Kardinal Urosa hatte laut kolumbianischen Medien kurz vor der Messe am Donnerstag erklärt, er wolle den Papst über die "wirklich verzweifelte Situation" in Venezuela informieren. Dabei verwies er auf die humanitäre Krise, sagte aber auch, er wolle die "ernste politische Lage" ansprechen. Venezuelas Präsident Nicolas Maduro tue alles, um ein totalitäres und marxistisches System zu errichten, so Urosa.
Papst Franziskus selbst hatte auf dem Weg nach Kolumbien am Mittwoch zum Gebet für Venezuela aufgerufen. Das Land müsse zu einer "guten Stabilität" und zu einem Dialog mit allen finden, sagte er vor mitreisenden Journalisten. Während des Überflugs über Venezuela sandte er wie bei solchen Anlässen üblich ein Grußtelegramm an den Staatspräsidenten. Abweichend jedoch von Standardformulierungen mahnte er darin zu nationaler Einheit und Rechtsstaatlichkeit. Er bete, "dass alle im Land Wege der Solidarität, Gerechtigkeit und Eintracht ebnen", schrieb er an Maduro.
Als der Papst im Papamobil den Simon-Bolivar-Park in Richtung Apostolischer Nuntiatur verließ, wurden die bereits zwölf Stunden vor Ort verharrenden Gottesdienstbesucher von einem großen Feuerwerk überrascht, gefolgt von einem Konzert mit namhaften Künstlern Kolumbiens.
Wie bereits bei seiner Ankunft am Vortag, wurde der Papst auch am Donnerstagabend vor der Nuntiatur von einer großen Menschenmenge erwartet, darunter auch etliche Senioren, Studenten, Musiker und Menschen mit Behinderungen. Ein Mädchen einer Gruppe von Frauen mit Trisomie 21 richtete an den Papst eine Botschaft, in der sie ihn um Einsatz dafür bat, dass "Verletzbarkeit" als "Wesensmerkmal der Menschheit" anerkannt werde.
Der Papst war sichtlich berührt, bedankte sich und bekannte: "Ich bin selbst sehr verletzbar.

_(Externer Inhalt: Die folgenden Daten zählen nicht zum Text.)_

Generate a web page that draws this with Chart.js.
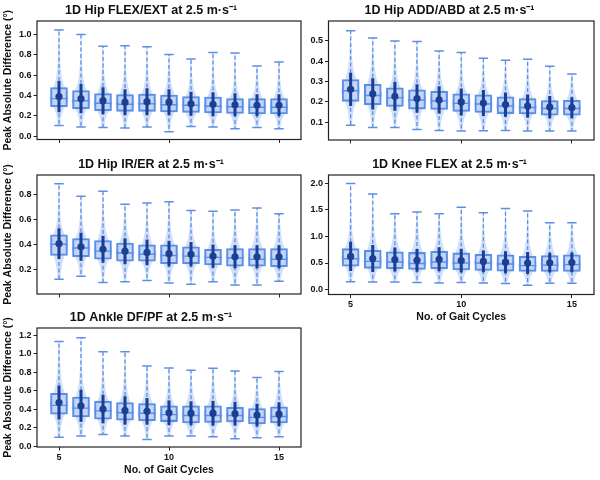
<!DOCTYPE html>
<html>
<head>
<meta charset="utf-8">
<script src="https://cdn.jsdelivr.net/npm/chart.js@4.4.1/dist/chart.umd.min.js"></script>
<style>
  body { margin: 0; background: #fff; }
  #wrap { position: relative; width: 600px; height: 480px; }
  canvas { position: absolute; }
</style>
</head>
<body>
<div id="wrap">
  <canvas id="hipFlex" width="305" height="155" style="left:0;top:0"></canvas>
  <canvas id="hipAdd" width="295" height="155" style="left:305px;top:0"></canvas>
  <canvas id="hipRot" width="305" height="154" style="left:0;top:154px"></canvas>
  <canvas id="knee" width="295" height="173" style="left:305px;top:154px"></canvas>
  <canvas id="ankle" width="305" height="173" style="left:0;top:307px"></canvas>
</div>
<script>
const cycles = [5, 6, 7, 8, 9, 10, 11, 12, 13, 14, 15];
const xTicks = [5, 10, 15];

// 1D Hip FLEX/EXT
const hipFlexMin = [0.105, 0.09, 0.085, 0.08, 0.09, 0.045, 0.095, 0.09, 0.075, 0.085, 0.075];
const hipFlexQ1 = [0.29, 0.27, 0.25, 0.245, 0.245, 0.24, 0.235, 0.23, 0.225, 0.22, 0.22];
const hipFlexMed = [0.37, 0.35, 0.325, 0.315, 0.32, 0.31, 0.305, 0.295, 0.29, 0.285, 0.285];
const hipFlexQ3 = [0.48, 0.45, 0.42, 0.41, 0.415, 0.405, 0.39, 0.385, 0.37, 0.37, 0.37];
const hipFlexMax = [1.045, 1.0, 0.885, 0.89, 0.88, 0.805, 0.76, 0.825, 0.82, 0.69, 0.73];
const hipFlexMean = [0.39, 0.37, 0.35, 0.335, 0.34, 0.335, 0.32, 0.315, 0.31, 0.305, 0.305];
const hipFlexSd = [0.15, 0.14, 0.13, 0.125, 0.13, 0.125, 0.115, 0.115, 0.11, 0.105, 0.105];
const hipFlexTicks = [0.0, 0.2, 0.4, 0.6, 0.8, 1.0];

// 1D Hip ADD/ABD
const hipAddMin = [0.085, 0.075, 0.075, 0.065, 0.06, 0.057, 0.058, 0.06, 0.057, 0.057, 0.057];
const hipAddQ1 = [0.203, 0.187, 0.178, 0.165, 0.163, 0.153, 0.148, 0.143, 0.141, 0.135, 0.135];
const hipAddMed = [0.255, 0.232, 0.22, 0.21, 0.205, 0.193, 0.19, 0.18, 0.173, 0.168, 0.168];
const hipAddQ3 = [0.31, 0.287, 0.27, 0.26, 0.252, 0.24, 0.235, 0.225, 0.217, 0.207, 0.208];
const hipAddMax = [0.55, 0.515, 0.5, 0.497, 0.45, 0.443, 0.415, 0.405, 0.41, 0.375, 0.338];
const hipAddMean = [0.262, 0.24, 0.228, 0.217, 0.21, 0.2, 0.195, 0.187, 0.18, 0.175, 0.172];
const hipAddSd = [0.08, 0.075, 0.07, 0.068, 0.065, 0.065, 0.062, 0.058, 0.055, 0.053, 0.05];
const hipAddTicks = [0.1, 0.2, 0.3, 0.4, 0.5];

// 1D Hip IR/ER
const hipRotMin = [0.12, 0.145, 0.095, 0.1, 0.11, 0.09, 0.08, 0.1, 0.075, 0.075, 0.105];
const hipRotQ1 = [0.31, 0.3, 0.28, 0.265, 0.265, 0.245, 0.245, 0.235, 0.225, 0.225, 0.22];
const hipRotMed = [0.4, 0.37, 0.345, 0.33, 0.32, 0.31, 0.305, 0.295, 0.29, 0.28, 0.28];
const hipRotQ3 = [0.475, 0.445, 0.43, 0.41, 0.395, 0.395, 0.38, 0.36, 0.365, 0.365, 0.365];
const hipRotMax = [0.885, 0.785, 0.825, 0.72, 0.73, 0.74, 0.67, 0.665, 0.675, 0.69, 0.645];
const hipRotMean = [0.405, 0.38, 0.36, 0.345, 0.335, 0.325, 0.32, 0.305, 0.3, 0.3, 0.3];
const hipRotSd = [0.12, 0.11, 0.105, 0.1, 0.1, 0.1, 0.095, 0.09, 0.09, 0.09, 0.09];
const hipRotTicks = [0.2, 0.4, 0.6, 0.8];

// 1D Knee FLEX
const kneeMin = [0.145, 0.14, 0.14, 0.13, 0.125, 0.13, 0.125, 0.115, 0.08, 0.12, 0.12];
const kneeQ1 = [0.44, 0.4, 0.39, 0.38, 0.39, 0.37, 0.36, 0.345, 0.34, 0.34, 0.34];
const kneeMed = [0.58, 0.53, 0.52, 0.49, 0.52, 0.5, 0.5, 0.48, 0.45, 0.46, 0.47];
const kneeQ3 = [0.77, 0.74, 0.71, 0.7, 0.72, 0.69, 0.665, 0.655, 0.625, 0.64, 0.655];
const kneeMax = [2.0, 1.8, 1.43, 1.46, 1.43, 1.55, 1.45, 1.53, 1.48, 1.26, 1.26];
const kneeMean = [0.625, 0.585, 0.565, 0.55, 0.57, 0.545, 0.53, 0.515, 0.5, 0.505, 0.51];
const kneeSd = [0.27, 0.25, 0.22, 0.21, 0.22, 0.22, 0.2, 0.2, 0.2, 0.18, 0.18];
const kneeTicks = [0.0, 0.5, 1.0, 1.5, 2.0];

// 1D Ankle DF/PF
const ankleMin = [0.095, 0.11, 0.125, 0.11, 0.07, 0.11, 0.11, 0.1, 0.08, 0.09, 0.1];
const ankleQ1 = [0.345, 0.315, 0.29, 0.28, 0.275, 0.265, 0.25, 0.255, 0.26, 0.24, 0.25];
const ankleMed = [0.44, 0.41, 0.38, 0.36, 0.355, 0.34, 0.33, 0.33, 0.33, 0.31, 0.32];
const ankleQ3 = [0.57, 0.53, 0.485, 0.47, 0.46, 0.435, 0.435, 0.435, 0.42, 0.405, 0.425];
const ankleMax = [1.13, 1.17, 1.02, 1.02, 0.865, 0.845, 0.82, 0.84, 0.81, 0.74, 0.805];
const ankleMean = [0.47, 0.435, 0.4, 0.385, 0.375, 0.36, 0.355, 0.355, 0.35, 0.335, 0.345];
const ankleSd = [0.18, 0.17, 0.15, 0.15, 0.14, 0.13, 0.125, 0.13, 0.125, 0.12, 0.125];
const ankleTicks = [0.0, 0.2, 0.4, 0.6, 0.8, 1.0, 1.2];

const LIGHT = "rgba(100,149,237,0.3)";
const MID = "#5b8fe6";
const DARK = "#1b3f93";
const INK = "#111";

Chart.defaults.font.family = "'Liberation Sans', Arial, sans-serif";
Chart.defaults.color = INK;

// violins, whiskers, medians and the frame
const boxPlugin = {
  id: "boxes",
  beforeDatasetsDraw(chart, args, o) {
    const { ctx, chartArea: a, scales: { x, y } } = chart;
    const s = o.stats;
    ctx.save();
    ctx.beginPath();
    ctx.rect(a.left, a.top, a.right - a.left, a.bottom - a.top);
    ctx.clip();
    cycles.forEach((c, i) => {
      const lo = s.min[i], hi = s.max[i], med = s.med[i];
      const sl = (med - s.q1[i]) * 1.3, sh = (s.q3[i] - med) * 1.3;
      const pts = [];
      for (let k = 0; k <= 80; k++) {
        const v = lo + (hi - lo) * k / 80;
        const z = (v - med) / (v < med ? sl : sh);
        pts.push([v, 0.42 / (1 + z * z)]);
      }
      ctx.beginPath();
      pts.forEach(([v, w], k) => {
        const px = x.getPixelForValue(c + w), py = y.getPixelForValue(v);
        k ? ctx.lineTo(px, py) : ctx.moveTo(px, py);
      });
      for (let k = pts.length - 1; k >= 0; k--) {
        ctx.lineTo(x.getPixelForValue(c - pts[k][1]), y.getPixelForValue(pts[k][0]));
      }
      ctx.closePath();
      ctx.fillStyle = LIGHT;
      ctx.fill();

      // whiskers
      const px = x.getPixelForValue(c);
      ctx.strokeStyle = MID;
      ctx.lineWidth = 1.3;
      ctx.setLineDash([4, 2.5]);
      ctx.beginPath();
      ctx.moveTo(px, y.getPixelForValue(s.q3[i]));
      ctx.lineTo(px, y.getPixelForValue(hi));
      ctx.moveTo(px, y.getPixelForValue(s.q1[i]));
      ctx.lineTo(px, y.getPixelForValue(lo));
      ctx.stroke();
      ctx.setLineDash([]);
      ctx.lineWidth = 1.5;
      ctx.beginPath();
      [lo, hi].forEach(v => {
        const py = y.getPixelForValue(v);
        ctx.moveTo(px - 4.7, py);
        ctx.lineTo(px + 4.7, py);
      });
      ctx.stroke();
    });
    ctx.restore();
  },
  afterDatasetDraw(chart, args, o) {
    if (args.index !== 0) return;
    const { ctx, scales: { x, y } } = chart;
    ctx.save();
    ctx.strokeStyle = MID;
    ctx.lineWidth = 1.4;
    ctx.beginPath();
    cycles.forEach((c, i) => {
      const px = x.getPixelForValue(c), py = y.getPixelForValue(o.stats.med[i]);
      ctx.moveTo(px - 8.5, py);
      ctx.lineTo(px + 8.5, py);
    });
    ctx.stroke();
    ctx.restore();
  },
  afterDraw(chart) {
    const { ctx, chartArea: a } = chart;
    ctx.save();
    ctx.strokeStyle = "#222";
    ctx.lineWidth = 1.2;
    ctx.strokeRect(a.left, a.top, a.right - a.left, a.bottom - a.top);
    ctx.restore();
  }
};

function drawPanel(id, title, stats, yMin, yMax, yTicks, p) {
  const ctx = document.getElementById(id);

  const data = {
    datasets: [
      {
        type: "bar",
        data: cycles.map((c, i) => ({ x: c, y: [stats.q1[i], stats.q3[i]] })),
        backgroundColor: "rgba(100,149,237,0.12)",
        borderColor: MID,
        borderWidth: 1.4,
        borderSkipped: false,
        barThickness: 17,
        grouped: false,
        order: 3,
      },
      {
        type: "bar",
        data: cycles.map((c, i) => ({ x: c, y: [stats.mean[i] - stats.sd[i], stats.mean[i] + stats.sd[i]] })),
        backgroundColor: DARK,
        borderWidth: 0,
        barThickness: 2.4,
        grouped: false,
        order: 2,
      },
      {
        type: "line",
        data: cycles.map((c, i) => ({ x: c, y: stats.mean[i] })),
        showLine: false,
        pointRadius: 3.6,
        pointBackgroundColor: DARK,
        pointBorderWidth: 0,
        order: 1,
      },
    ],
  };

  const tickFont = { size: 9, weight: "bold" };
  const config = {
    type: "bar",
    data,
    plugins: [boxPlugin],
    options: {
      responsive: false,
      animation: false,
      devicePixelRatio: 1,
      layout: { padding: { right: p.padRight } },
      plugins: {
        legend: { display: false },
        tooltip: { enabled: false },
        title: {
          display: true,
          text: title,
          font: { size: 12.5, weight: "bold" },
          color: INK,
          padding: { top: 3, bottom: 3 },
        },
        boxes: { stats },
      },
      scales: {
        x: {
          type: "linear",
          min: 4,
          max: 16,
          offset: false,
          afterBuildTicks: s => { s.ticks = xTicks.map(v => ({ value: v })); },
          afterFit: s => { s.height = p.xHeight; },
          grid: { offset: false, drawOnChartArea: false, tickLength: 3.5, color: "#222" },
          border: { display: false },
          ticks: { font: tickFont, padding: 1.5, maxRotation: 0, callback: v => (p.xLabels ? String(v) : "") },
          title: {
            display: p.xLabels,
            text: "No. of Gait Cycles",
            font: { size: 10.5, weight: "bold" },
            padding: { top: 0, bottom: 4 },
          },
        },
        y: {
          min: yMin,
          max: yMax,
          afterBuildTicks: s => { s.ticks = yTicks.map(v => ({ value: v })); },
          afterFit: s => { s.width = p.yWidth; },
          grid: { drawOnChartArea: false, tickLength: 3.5, color: "#222" },
          border: { display: false },
          ticks: { font: tickFont, padding: 2, callback: v => v.toFixed(1) },
          title: {
            display: p.yLabel,
            text: "Peak Absolute Difference (°)",
            font: { size: 10.5, weight: "bold" },
            padding: { top: 2, bottom: 0 },
          },
        },
      },
    },
  };

  new Chart(ctx, config);
}

drawPanel("hipFlex", "1D Hip FLEX/EXT at 2.5 m·s⁻¹",
  { min: hipFlexMin, q1: hipFlexQ1, med: hipFlexMed, q3: hipFlexQ3, max: hipFlexMax, mean: hipFlexMean, sd: hipFlexSd },
  -0.032, 1.134, hipFlexTicks,
  { yWidth: 37, padRight: 3, xHeight: 15.5, xLabels: false, yLabel: true });

drawPanel("hipAdd", "1D Hip ADD/ABD at 2.5 m·s⁻¹",
  { min: hipAddMin, q1: hipAddQ1, med: hipAddMed, q3: hipAddQ3, max: hipAddMax, mean: hipAddMean, sd: hipAddSd },
  0.013, 0.598, hipAddTicks,
  { yWidth: 23.5, padRight: 6, xHeight: 15, xLabels: false, yLabel: false });

drawPanel("hipRot", "1D Hip IR/ER at 2.5 m·s⁻¹",
  { min: hipRotMin, q1: hipRotQ1, med: hipRotMed, q3: hipRotQ3, max: hipRotMax, mean: hipRotMean, sd: hipRotSd },
  0.002, 0.954, hipRotTicks,
  { yWidth: 37, padRight: 3, xHeight: 14, xLabels: false, yLabel: true });

drawPanel("knee", "1D Knee FLEX at 2.5 m·s⁻¹",
  { min: kneeMin, q1: kneeQ1, med: kneeMed, q3: kneeQ3, max: kneeMax, mean: kneeMean, sd: kneeSd },
  -0.094, 2.16, kneeTicks,
  { yWidth: 23.5, padRight: 6, xHeight: 32.5, xLabels: true, yLabel: false });

drawPanel("ankle", "1D Ankle DF/PF at 2.5 m·s⁻¹",
  { min: ankleMin, q1: ankleQ1, med: ankleMed, q3: ankleQ3, max: ankleMax, mean: ankleMean, sd: ankleSd },
  -0.01, 1.276, ankleTicks,
  { yWidth: 37, padRight: 3, xHeight: 33, xLabels: true, yLabel: true });
</script>
</body>
</html>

Alle sind wir verletzbar." Er rief dazu auf, dass Verletzbarkeit respektiert und mit Zärtlichkeit behandelt werde; so könne diese menschliche Eigenschaft "Früchte für die anderen" bringen.

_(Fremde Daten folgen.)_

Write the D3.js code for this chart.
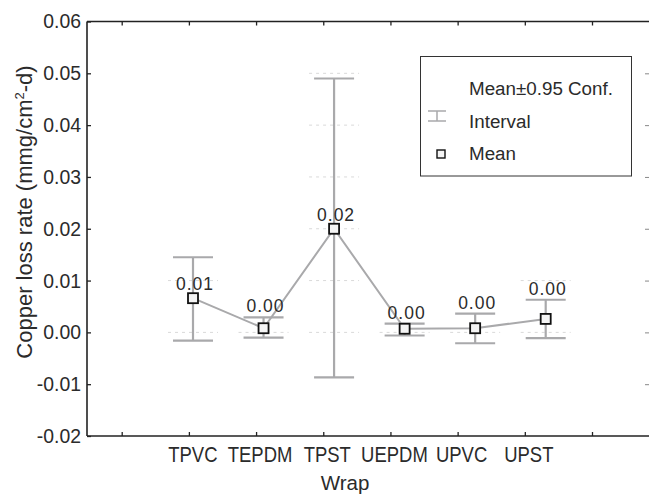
<!DOCTYPE html>
<html>
<head>
<meta charset="utf-8">
<script src="https://cdn.jsdelivr.net/npm/d3@7"></script>
<style>
  body { margin: 0; background: #fff; }
  svg { display: block; }
  text { fill: #2b2b2b; }
</style>
</head>
<body>
<div id="chart"></div>
<script>
const width = 649
const height = 496

// data
const wraps = ["TPVC", "TEPDM", "TPST", "UEPDM", "UPVC", "UPST"];
const means = [0.0066, 0.0008, 0.0200, 0.0007, 0.0008, 0.0026];
const ciLow = [-0.0016, -0.0010, -0.0087, -0.0006, -0.0021, -0.0011];
const ciHigh = [0.0145, 0.0029, 0.0490, 0.0017, 0.0036, 0.0063];
const meanLabels = ["0.01", "0.00", "0.02", "0.00", "0.00", "0.00"];
const yTicks = [0.06, 0.05, 0.04, 0.03, 0.02, 0.01, 0.00, -0.01, -0.02];
const xSlots = [0, 1, 2, 3, 4, 5, 6, 7]; // axis tick slots, labels sit on 1..6

const plot = { left: 87, top: 21.5, right: 649, bottom: 436 };

const svg = d3.select('#chart')
  .append('svg')
  .attr('width', width)
  .attr('height', height);

let y = d3.scaleLinear()
  .domain([-0.02, 0.06])
  .range([plot.bottom, plot.top]);

// tick marks on the frame (statistica style, not aligned with the points)
let xTick = d3.scaleLinear()
  .domain([0, 7])
  .range([121.7, 592]);

// where the means are drawn
let x = d3.scalePoint()
  .domain(wraps)
  .range([193, 545.7]);

const grey = "#a9a9ab";
const fmt = d => d3.format(".2f")(d).replace("−", "-");

// short dashed grid fragments around each error bar
const gridBits = [];
wraps.forEach((w, i) => {
  yTicks.forEach(t => {
    if (t >= ciLow[i] - 0.001 && t <= ciHigh[i] + 0.004) gridBits.push({ w: w, t: t });
  });
});
svg.append("g")
  .selectAll("line")
  .data(gridBits)
  .join("line")
  .attr("x1", d => x(d.w) - 25)
  .attr("x2", d => x(d.w) + 25)
  .attr("y1", d => y(d.t))
  .attr("y2", d => y(d.t))
  .attr("stroke", "#d9d9d9")
  .attr("stroke-width", 1)
  .attr("stroke-dasharray", "3,4");

// frame: left axis, top and bottom lines
const frame = svg.append("g").attr("stroke", "#222").attr("stroke-width", 1.6);
frame.append("line").attr("x1", plot.left).attr("x2", plot.left).attr("y1", plot.top).attr("y2", plot.bottom);
frame.append("line").attr("x1", plot.left).attr("x2", plot.right).attr("y1", plot.top).attr("y2", plot.top);
frame.append("line").attr("x1", plot.left).attr("x2", plot.right).attr("y1", plot.bottom).attr("y2", plot.bottom);

// y axis
let yAxis = g => g
  .attr("transform", `translate(${plot.left},0)`)
  .call(d3.axisRight(y).tickValues(yTicks).tickSize(4).tickFormat(""))
  .call(g => g.select(".domain").remove())
  .call(g => g.selectAll(".tick line").attr("stroke", "#222").attr("stroke-width", 1.3));
svg.append("g").call(yAxis);

svg.append("g")
  .selectAll("text")
  .data(yTicks)
  .join("text")
  .attr("x", plot.left - 6)
  .attr("y", d => y(d))
  .attr("dy", "0.36em")
  .attr("text-anchor", "end")
  .attr("font-family", "Liberation Sans, Arial, sans-serif")
  .attr("font-size", 19.4)
  .text(fmt);

// faint ticks on the right edge
svg.append("g")
  .attr("transform", `translate(${plot.right},0)`)
  .call(d3.axisLeft(y).tickValues(yTicks.slice(1, -1)).tickSize(4).tickFormat(""))
  .call(g => g.select(".domain").remove())
  .call(g => g.selectAll(".tick line").attr("stroke", "#888"));

// x ticks, top and bottom
svg.append("g")
  .attr("transform", `translate(0,${plot.bottom})`)
  .call(d3.axisTop(xTick).tickValues(xSlots).tickSize(4).tickFormat(""))
  .call(g => g.select(".domain").remove())
  .call(g => g.selectAll(".tick line").attr("stroke", "#222").attr("stroke-width", 1.3));
svg.append("g")
  .attr("transform", `translate(0,${plot.top})`)
  .call(d3.axisBottom(xTick).tickValues(xSlots).tickSize(4).tickFormat(""))
  .call(g => g.select(".domain").remove())
  .call(g => g.selectAll(".tick line").attr("stroke", "#222").attr("stroke-width", 1.3));

// condensed category labels
svg.append("g")
  .selectAll("text")
  .data(wraps)
  .join("text")
  .attr("transform", (d, i) => `translate(${xTick(i + 1) + 4},462) scale(0.84,1)`)
  .attr("text-anchor", "middle")
  .attr("font-family", "Liberation Sans, Arial, sans-serif")
  .attr("font-size", 22)
  .text(d => d);

// axis titles
svg.append("text")
  .attr("x", 345)
  .attr("y", 490)
  .attr("text-anchor", "middle")
  .attr("font-family", "Liberation Sans, Arial, sans-serif")
  .attr("font-size", 20.5)
  .text("Wrap");

const yTitle = svg.append("text")
  .attr("transform", "translate(32,212) rotate(-90)")
  .attr("text-anchor", "middle")
  .attr("font-family", "Liberation Sans, Arial, sans-serif")
  .attr("font-size", 22);
yTitle.append("tspan").text("Copper loss rate (mmg/cm");
yTitle.append("tspan").attr("font-size", 13).attr("dy", -8).text("2");
yTitle.append("tspan").attr("dy", 8).text("-d)");

// error bars
const bars = svg.append("g")
  .attr("stroke", grey)
  .attr("stroke-width", 2.2)
  .selectAll("g")
  .data(wraps)
  .join("g");
bars.append("line")
  .attr("x1", d => x(d)).attr("x2", d => x(d))
  .attr("y1", (d, i) => y(ciLow[i])).attr("y2", (d, i) => y(ciHigh[i]));
bars.append("line")
  .attr("x1", d => x(d) - 20).attr("x2", d => x(d) + 20)
  .attr("y1", (d, i) => y(ciHigh[i])).attr("y2", (d, i) => y(ciHigh[i]));
bars.append("line")
  .attr("x1", d => x(d) - 20).attr("x2", d => x(d) + 20)
  .attr("y1", (d, i) => y(ciLow[i])).attr("y2", (d, i) => y(ciLow[i]));

// line through means
svg.append("path")
  .datum(wraps)
  .attr("fill", "none")
  .attr("stroke", grey)
  .attr("stroke-width", 2)
  .attr("d", d3.line().x(d => x(d)).y((d, i) => y(means[i])));

// mean labels: above the point, or above the cap if the cap is close
svg.append("g")
  .selectAll("text")
  .data(wraps)
  .join("text")
  .attr("x", d => x(d) + 2)
  .attr("y", (d, i) => {
    let py = y(means[i]);
    let cy = y(ciHigh[i]);
    return (py - cy > 20) ? py - 8 : cy - 5;
  })
  .attr("text-anchor", "middle")
  .attr("font-family", "Liberation Sans, Arial, sans-serif")
  .attr("font-size", 17.5)
  .attr("letter-spacing", 1)
  .text((d, i) => meanLabels[i]);

// mean squares
svg.append("g")
  .selectAll("rect")
  .data(wraps)
  .join("rect")
  .attr("x", d => x(d) - 5)
  .attr("y", (d, i) => y(means[i]) - 5)
  .attr("width", 10)
  .attr("height", 10)
  .attr("fill", "#f4f4f4")
  .attr("stroke", "#111")
  .attr("stroke-width", 1.8);

// legend
const legend = svg.append("g");
legend.append("rect")
  .attr("x", 420.5).attr("y", 56.5)
  .attr("width", 211).attr("height", 119.5)
  .attr("fill", "#fff")
  .attr("stroke", "#333")
  .attr("stroke-width", 1);
const icon = legend.append("g").attr("stroke", grey).attr("stroke-width", 1.5);
icon.append("line").attr("x1", 428).attr("x2", 446).attr("y1", 111).attr("y2", 111);
icon.append("line").attr("x1", 428).attr("x2", 446).attr("y1", 121).attr("y2", 121);
icon.append("line").attr("x1", 437).attr("x2", 437).attr("y1", 111).attr("y2", 121);
legend.append("rect")
  .attr("x", 437).attr("y", 150)
  .attr("width", 8).attr("height", 8)
  .attr("fill", "#f4f4f4")
  .attr("stroke", "#111")
  .attr("stroke-width", 1.4);
legend.selectAll("text.leg")
  .data(["Mean±0.95 Conf.", "Interval", "Mean"])
  .join("text")
  .attr("class", "leg")
  .attr("x", 469)
  .attr("y", (d, i) => 95 + i * 32.5)
  .attr("font-family", "Liberation Sans, Arial, sans-serif")
  .attr("font-size", 18.8)
  .text(d => d);
</script>
</body>
</html>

Papst Franziskus hat in einer immer wieder von Jubel unterbrochenen Ansprache an zehntausende Menschen auf der Plaza Bolivar in Bogota der Jugend Kolumbiens Mut zugesprochen, unbeirrt weiter am Frieden im Land zu arbeiten. "Ich bin sicher, dass in euch das notwendige Potenzial steckt, um das Land aufzubauen, von dem wir immer geträumt haben", sagte er am Donnerstagvormittag (Ortszeit), 7. September 2017 vor der Residenz des Erzbischofs, Kardinal Ruben Salazar Gomez. Junge Menschen seien fähig, "etwas sehr Schwieriges zu tun, nämlich zu verzeihen".
Immer wieder gab es Applaus des Publikums, das den gesamten Platz füllte. Der Papst wandte sich bei seiner aus einem Fenster heraus gehaltenen Ansprache, die deutlich länger dauerte als geplant, immer wieder auch in kurzen freien Einwürfen auf Spanisch an seine Zuhörer.

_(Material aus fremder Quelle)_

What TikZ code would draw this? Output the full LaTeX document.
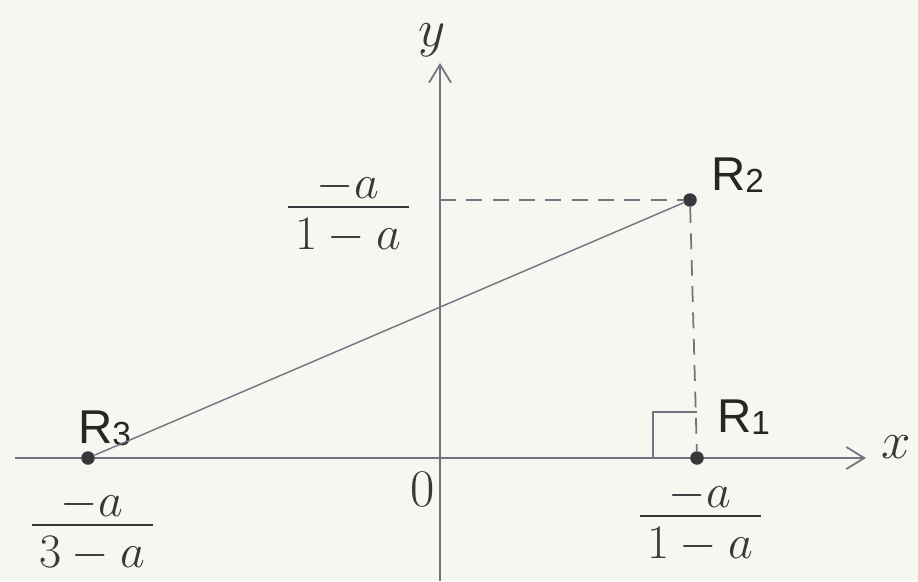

"Es ist bemerkenswert, wie ihr euch nicht von alten Geschichten einwickeln lasst", lobte Franziskus, "wie ihr verwundert schaut, wenn Erwachsene Vorfälle der Spaltung wiederholen, nur weil wir in unserem Groll verharren". Die wichtigste Botschaft aber sei, so der Papst: "Gott liebt euch ... und ermutigt euch, weiter den Frieden zu suchen und zu ersehnen, und zwar echten, dauerhaften Frieden."
Die Kraft, die Gesellschaft zum Besseren zu verändern, gebe ihnen Jesus Christus. Sein "Feuer der Liebe" reiche, um die ganze Welt zu entzünden. Dabei bewahrten sich junge Menschen ein Gespür, das Leiden anderer Menschen zu erkennen. "Helft uns Älteren, uns nicht an den Schmerz und an die Verlassenheit zu gewöhnen", sagte Franziskus. Allerdings erlebten auch schon Jugendliche, dass nicht alles schwarz und weiß sei, so Franziskus. Die Gefahr, dabei alles zu relativieren, bestehe nicht, wenn man den Schmerz leidender Menschen verstehe.
Am Schluss seiner Ansprache wandte sich der Papst an die Kolumbianer jedes Alters: "Mögen euch die Schwierigkeiten nicht niederdrücken, die Gewalt nicht entmutigen, das Böse nicht besiegen!"